The quality of the record is excellent. It was recorded with just enough clarity to hear every part individually, while still retaining a fair amount of the atmosphere that Mr. Fisher is so talented at creating. Compared to the last release, “Coram Deo”, “A Psalm” may seem rather “dry”. There is definitely less of the sweeping atmosphere and effects here than were used on “Deo”. Instead there is more of a feel of emptiness, maybe not the “vacuum of space” type of emptiness but the silent meditation type of emptiness. This is fitting for what he is trying to communicate, it seems.

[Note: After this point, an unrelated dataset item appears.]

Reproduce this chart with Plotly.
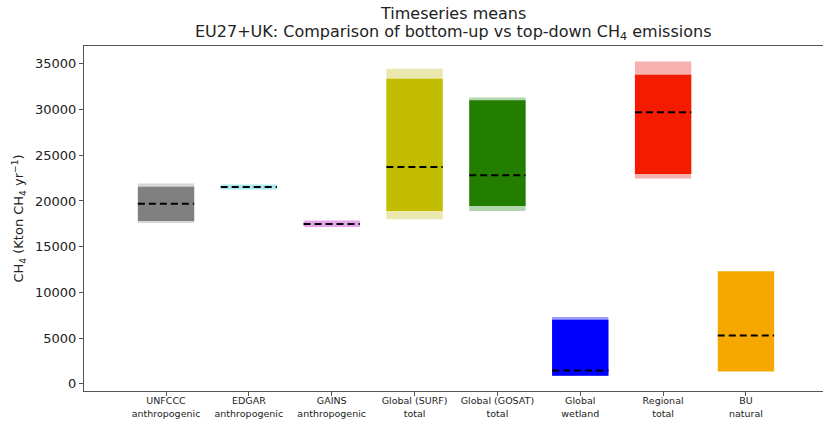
import plotly.graph_objects as go

# Category labels (two-line tick text)
categories = [
    "UNFCCC<br>anthropogenic",
    "EDGAR<br>anthropogenic",
    "GAINS<br>anthropogenic",
    "Global (SURF)<br>total",
    "Global (GOSAT)<br>total",
    "Global<br>wetland",
    "Regional<br>total",
    "BU<br>natural",
]

# Outer (min/max) range per category, kton CH4/yr
outer_low = [17600, 21250, 17150, 18000, 18900, 880, 22450, 1350]
outer_high = [21900, 21800, 17850, 34450, 31300, 7300, 35250, 12300]

# Inner range per category (None where only the outer range exists)
inner_low = [17800, None, None, 18900, 19450, 900, 22950, None]
inner_high = [21550, None, None, 33350, 31000, 7000, 33800, None]

# Mean of the timeseries
means = [19700, 21520, 17480, 23700, 22800, 1450, 29700, 5300]

y_ticks = [0, 5000, 10000, 15000, 20000, 25000, 30000, 35000]

light_colors = ["#d6d6d6", "#aee8ee", "#e6a4ea", "#ebe8ae", "#b2d5ae",
                "#9b9bff", "#f7b1ae", "#f7a800"]
dark_colors = ["#808080", None, None, "#c2bd00", "#237e00",
               "#0000ff", "#f41b00", None]

bar_w = 0.68
xs = list(range(len(categories)))

fig = go.Figure()

# Outer range boxes
fig.add_trace(go.Bar(
    x=xs,
    y=[h - l for l, h in zip(outer_low, outer_high)],
    base=outer_low,
    width=bar_w,
    marker=dict(color=light_colors, line=dict(width=0)),
    showlegend=False,
    hoverinfo="skip",
))

# Inner range boxes
ix = [i for i in xs if inner_low[i] is not None]
fig.add_trace(go.Bar(
    x=ix,
    y=[inner_high[i] - inner_low[i] for i in ix],
    base=[inner_low[i] for i in ix],
    width=bar_w,
    marker=dict(color=[dark_colors[i] for i in ix], line=dict(width=0)),
    showlegend=False,
    hoverinfo="skip",
))

# Dashed mean lines
for i, m in zip(xs, means):
    fig.add_trace(go.Scatter(
        x=[i - bar_w / 2, i + bar_w / 2],
        y=[m, m],
        mode="lines",
        line=dict(color="black", width=2, dash="7px,4px"),
        showlegend=False,
        hoverinfo="skip",
    ))

title_font = dict(size=16, family="DejaVu Sans", color="#222222")
plot_left, plot_w = 84, 823 - 84
title_cx = (453 - plot_left) / plot_w

fig.update_layout(
    width=823,
    height=422,
    margin=dict(l=plot_left, r=0, t=46, b=31),
    paper_bgcolor="white",
    plot_bgcolor="white",
    barmode="overlay",
    font=dict(family="DejaVu Sans", color="#222222"),
    annotations=[
        dict(text="Timeseries means", x=title_cx, xref="x domain",
             y=1.093, yref="paper", showarrow=False,
             xanchor="center", yanchor="middle", font=title_font),
        dict(text="EU27+UK: Comparison of bottom-up vs top-down CH<sub>4</sub> emissions",
             x=title_cx, xref="x domain", y=1.038, yref="paper", showarrow=False,
             xanchor="center", yanchor="middle", font=title_font),
    ],
)

fig.update_xaxes(
    range=[-0.99, 7.93],
    tickmode="array",
    tickvals=xs,
    ticktext=categories,
    tickfont=dict(size=9.5, family="DejaVu Sans", color="#222222"),
    ticks="outside",
    ticklen=4,
    tickcolor="#555555",
    ticklabelstandoff=-3,
    showline=True,
    linecolor="#555555",
    linewidth=1,
    mirror=True,
    showgrid=False,
    zeroline=False,
)

fig.update_yaxes(
    range=[-780, 36940],
    tickmode="array",
    tickvals=y_ticks,
    ticktext=[str(v) for v in y_ticks],
    tickfont=dict(size=13, family="DejaVu Sans", color="#222222"),
    ticks="outside",
    ticklen=4,
    tickcolor="#555555",
    showline=True,
    linecolor="#555555",
    linewidth=1,
    showgrid=False,
    zeroline=False,
    title=dict(
        text="CH<sub>4</sub> (Kton CH<sub>4</sub> yr<sup>\u22121</sup>)",
        font=dict(size=13, family="DejaVu Sans", color="#222222"),
        standoff=8,
    ),
)

fig.write_html("out.html")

The track starts off with a simple slow, heavy guitar riff. Typical. Continuing, it repeats and slowly builds, adding first some very soft keyboards, then drums and some excellent and eerie high vocals. My personal favorite layer he adds is the feedback. It gives you goose bumps. Cyrus Fisher’s deep growls come in and fit perfectly with the guitars, mixed to give a very monolithic feel. I believe the vocals are double or triple tracked, to give the roar of sound he creates. But its not overdone, so they remain rather low in the mix. Next up, enter the grand sounds of church organ to back it all up. (Some things haven’t changed since Coram Deo.) It’s all very, very, well put together.

About six minutes in it all cuts back to just guitar and feedback, before going back to a full but excruciatingly slow blast. This happens twice, and then the second section of the song beings at about 12 minutes. At this point, we hear some sort of prayer being spoken in an Indian accent, with lots of delay so that you can’t really make out what is being said. I could really live without this voice, but the background is excellent, with a soft ambient drone, plus some very minimal drum beats every so often. After 3 minutes of this, the final section begins, which features only some electronic noises with a definite eastern flavor, and again a heavy amount of delay. Maybe not the best way to end this epic, but it is interesting nonetheless. My main complaint is that is goes on for longer than is really necessary. Still, it has a rather chilling effect.

This record takes a few listens to really get the most out of it, but all in all it’s a fascinating work. I will be eagerly watching to see where Job takes us next.